Wind and solar projects typically involve a mix of very specialized components manufactured in a small number of places at very large scales, along with components that are produced in many countries and everything in between. For wind energy, generators, transformers, nacelles, and rotors are likely to be procured from global manufacturers, whereas blades, foundation, cabling, and civil work can be procured and built locally. In the case of solar panels, solar modules and inverters are likely to be procured from global manufacturers, whereas the structures and electrical components—including wiring, protection equipment, and civil work—can be procured and built locally.
In practice, most low-income and lower-middle-income countries are net importers of wind and solar components. Among the top 30 leading exporters of solar components, only eight have a trade surplus, while 22 are net importers. This is even more marked in the wind sector, where only two countries export more than they import.
In terms of trade protection, it is noteworthy that average tariffs on solar modules (3.8%) and inverters (5.4%) are significantly lower than the ones applied to structure (15.8%) and electrical components (12.4%). This seems consistent with the finding that solar modules need to be sourced globally, and, therefore, lower tariff levels would help ensure they are accessible to businesses.
Similarly, in the case of wind, average tariffs on wind turbines (4.1%), which are generally sourced internationally, are lower than those applied to wind towers (12.4%), which can be produced locally. They are, however, only marginally lower than those on transformers (6.9%), which could also arguably be produced domestically.
Bottom line: the average tariff structure of low-income and lower-middle-income countries only partially reflects the extent to which specific components are expected to be sourced internationally or locally. This is explained by other factors. Figure 1 represents a rough typology of different trade policy settings observed in practice depending on domestic productive capacity and tariff levels.
Table 1. Trade policy objectives: The productive capacity and applied tariffs matrix
In short, the imposition of tariffs may stimulate the deployment of additional productive capacity, particularly for products that are suited to local production. A good example is the production of heavy or bulky components such as towers, for which minimizing transport distances provides a cost advantage. In these cases, however, there is a need to balance the likelihood of achieving competitive production with increased project cost and the economic value of local production.
International initiatives that liberalize environmental goods and services could reduce costs and increase renewable energy deployment.
By contrast, the overall impact of tariffs on highly centralized components is very likely to be negative and reduce the deployment of renewable energy. In these cases, the barriers to entry for new manufacturers are so high that tariffs will only increase costs without fostering local production. For moderately centralized components (such as wind turbine blades), the results are strongly case dependent.

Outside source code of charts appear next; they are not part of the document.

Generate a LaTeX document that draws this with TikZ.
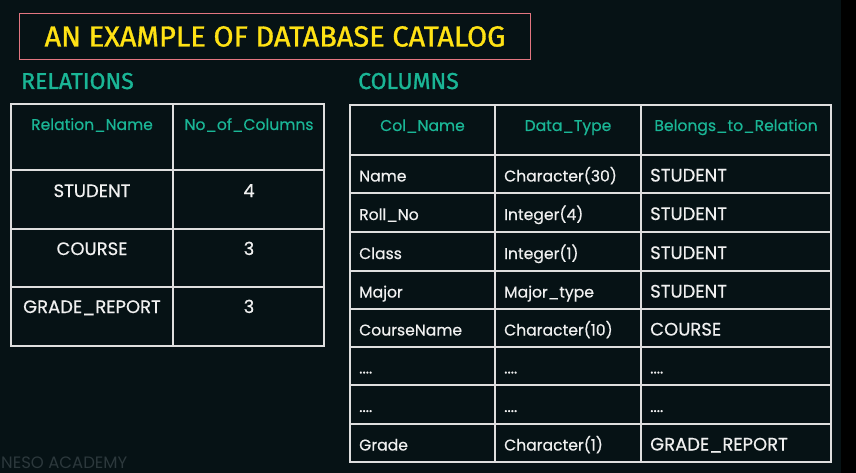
\documentclass[tikz,border=0pt]{standalone}
\usepackage{fontspec}
\setmainfont{Poppins}
\newfontfamily\cellfont{Poppins}[FakeBold=0.5]
\newfontfamily\titlefont{Fira Sans}[FakeBold=1.2]
\definecolor{bg}{RGB}{6,18,21}
\definecolor{titleyellow}{RGB}{255,226,20}
\definecolor{titlered}{RGB}{226,118,128}
\definecolor{headteal}{RGB}{26,182,150}
\definecolor{cellwhite}{RGB}{240,240,240}
\definecolor{gridgray}{RGB}{222,222,222}
\definecolor{markgray}{RGB}{44,56,60}

\tikzset{
  tbl/.style={draw=gridgray, line width=1.8pt},
  hd/.style={text=headteal, font=\cellfont\fontsize{15.6}{15.6}\selectfont, inner sep=0pt, anchor=base},
  cl/.style={text=cellwhite, font=\cellfont\fontsize{15.6}{15.6}\selectfont, inner sep=0pt, anchor=base},
  cu/.style={cl, font=\cellfont\fontsize{18}{18}\selectfont},
  cw/.style={cl, anchor=base west},
  cuw/.style={cu, anchor=base west},
  sect/.style={text=headteal, font=\titlefont\fontsize{23}{23}\selectfont, inner sep=0pt, anchor=base west}
}

\begin{document}
\begin{tikzpicture}[x=1pt,y=-1pt]
\useasboundingbox (0,0) rectangle (856,473);
\fill[bg] (0,0) rectangle (856,473);
\fill[black] (841,0) rectangle (856,473);

% title
\node[draw=titlered, line width=1.5pt, minimum width=511pt, minimum height=46pt, inner sep=0pt,
  text=titleyellow, font=\titlefont\fontsize{29}{29}\selectfont] (T) at (275,36.5) {AN EXAMPLE OF DATABASE CATALOG};
\node[sect] (REL) at (21,89) {RELATIONS};
\node[sect] (COL) at (358,89) {COLUMNS};

% relations table
\draw[tbl] (11,104) rectangle (324,346);
\draw[tbl] (173,104) -- (173,346);
\draw[tbl] (11,170) -- (324,170);
\draw[tbl] (11,229) -- (324,229);
\draw[tbl] (11,287) -- (324,287);
\node[hd] (RN) at (92,130) {Relation\_Name};
\node[hd] (RC) at (249,130) {No\_of\_Columns};
\node[cu] (R1) at (92,197) {STUDENT};
\node[cu] (R1n) at (249,197) {4};
\node[cu] (R2) at (92,255) {COURSE};
\node[cu] (R2n) at (249,255) {3};
\node[cu] (R3) at (92,313) {GRADE\_REPORT};
\node[cu] (R3n) at (249,313) {3};

% columns table
\draw[tbl] (350,105) rectangle (831,462);
\draw[tbl] (495,105) -- (495,462);
\draw[tbl] (641,105) -- (641,462);
\draw[tbl] (350,155) -- (831,155);
\draw[tbl] (350,193) -- (831,193);
\draw[tbl] (350,232) -- (831,232);
\draw[tbl] (350,271) -- (831,271);
\draw[tbl] (350,309) -- (831,309);
\draw[tbl] (350,347) -- (831,347);
\draw[tbl] (350,385) -- (831,385);
\draw[tbl] (350,424) -- (831,424);
\node[hd] (CN) at (422.5,131) {Col\_Name};
\node[hd] (DT) at (568,131) {Data\_Type};
\node[hd] (BR) at (736,131) {Belongs\_to\_Relation};
\node[cw] (C1a) at (359,181.5) {Name};
\node[cw] (C1b) at (504,181.5) {Character(30)};
\node[cuw] (C1c) at (650,181.5) {STUDENT};
\node[cw] (C2a) at (359,220) {Roll\_No};
\node[cw] (C2b) at (504,220) {Integer(4)};
\node[cuw] (C2c) at (650,220) {STUDENT};
\node[cw] (C3a) at (359,259) {Class};
\node[cw] (C3b) at (504,259) {Integer(1)};
\node[cuw] (C3c) at (650,259) {STUDENT};
\node[cw] (C4a) at (359,297.5) {Major};
\node[cw] (C4b) at (504,297.5) {Major\_type};
\node[cuw] (C4c) at (650,297.5) {STUDENT};
\node[cw] (C5a) at (359,335.5) {CourseName};
\node[cw] (C5b) at (504,335.5) {Character(10)};
\node[cuw] (C5c) at (650,335.5) {COURSE};
\node[cw] (C6a) at (359,373.5) {....};
\node[cw] (C6b) at (504,373.5) {....};
\node[cw] (C6c) at (650,373.5) {....};
\node[cw] (C7a) at (359,412) {....};
\node[cw] (C7b) at (504,412) {....};
\node[cw] (C7c) at (650,412) {....};
\node[cw] (C8a) at (359,450.5) {Grade};
\node[cw] (C8b) at (504,450.5) {Character(1)};
\node[cuw] (C8c) at (650,450.5) {GRADE\_REPORT};

% watermark
\node[text=markgray, font=\fontsize{16.5}{16.5}\selectfont, inner sep=0pt, anchor=base west] (NA) at (1,468) {NESO ACADEMY};
\end{tikzpicture}
\end{document}
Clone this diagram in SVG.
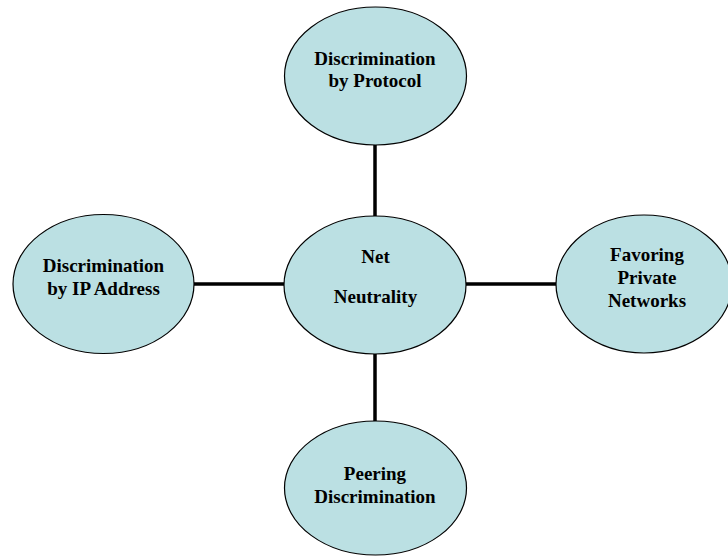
<svg xmlns="http://www.w3.org/2000/svg" width="728" height="556" viewBox="0 0 728 556">
  <style>
    .node ellipse { fill: #bbe0e3; stroke: #000; stroke-width: 1.2; }
    .node text { font-family: "Liberation Serif", "Times New Roman", serif; font-weight: bold; font-size: 19px; fill: #000; text-anchor: middle; }
    #connectors line { stroke: #000; stroke-width: 3.5; }
  </style>
  <rect width="728" height="556" fill="#fff"/>

  <!-- spokes from the hub to each surrounding topic -->
  <g id="connectors">
    <line x1="375" y1="145" x2="375" y2="216"/>
    <line x1="375" y1="354" x2="375" y2="421"/>
    <line x1="194" y1="284" x2="284" y2="284"/>
    <line x1="466" y1="284" x2="556" y2="284"/>
  </g>

  <g id="node-protocol" class="node">
    <ellipse cx="375.5" cy="76" rx="91" ry="69"/>
    <text x="375" y="65">Discrimination</text>
    <text x="375" y="87">by Protocol</text>
  </g>

  <g id="node-ip-address" class="node">
    <ellipse cx="103.5" cy="284" rx="90.5" ry="69.5"/>
    <text x="103.5" y="272">Discrimination</text>
    <text x="103.5" y="295">by IP Address</text>
  </g>

  <g id="node-net-neutrality" class="node">
    <ellipse cx="375" cy="285" rx="91" ry="69"/>
    <text x="375.5" y="263">Net</text>
    <text x="375.5" y="303">Neutrality</text>
  </g>

  <g id="node-private-networks" class="node">
    <ellipse cx="644" cy="284" rx="88" ry="69"/>
    <text x="647" y="261">Favoring</text>
    <text x="647" y="284">Private</text>
    <text x="647" y="307">Networks</text>
  </g>

  <g id="node-peering" class="node">
    <ellipse cx="375.5" cy="488" rx="91" ry="67"/>
    <text x="375" y="480">Peering</text>
    <text x="375" y="503">Discrimination</text>
  </g>
</svg>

International initiatives that liberalize environmental goods and services could reduce costs and increase renewable energy deployment. However, considering what precedes, countries’ interests in liberalizing trade in equipment for wind and solar energy generation will vary depending on their productive capacity, trade policy settings, and export destinations (see Figure 1).
Figure 1. Policy options and considerations regarding tariffs on renewable energy equipment
As international initiatives are pushed forward, the opportunities for liberalizing environmental goods and services should be accompanied by policies that support the competitive local production of components to help build the political and economic cases for a transition to renewable energy. This may call for allowing exceptions for some of these components as part of a list of sensitive items under either regional or plurilateral initiatives.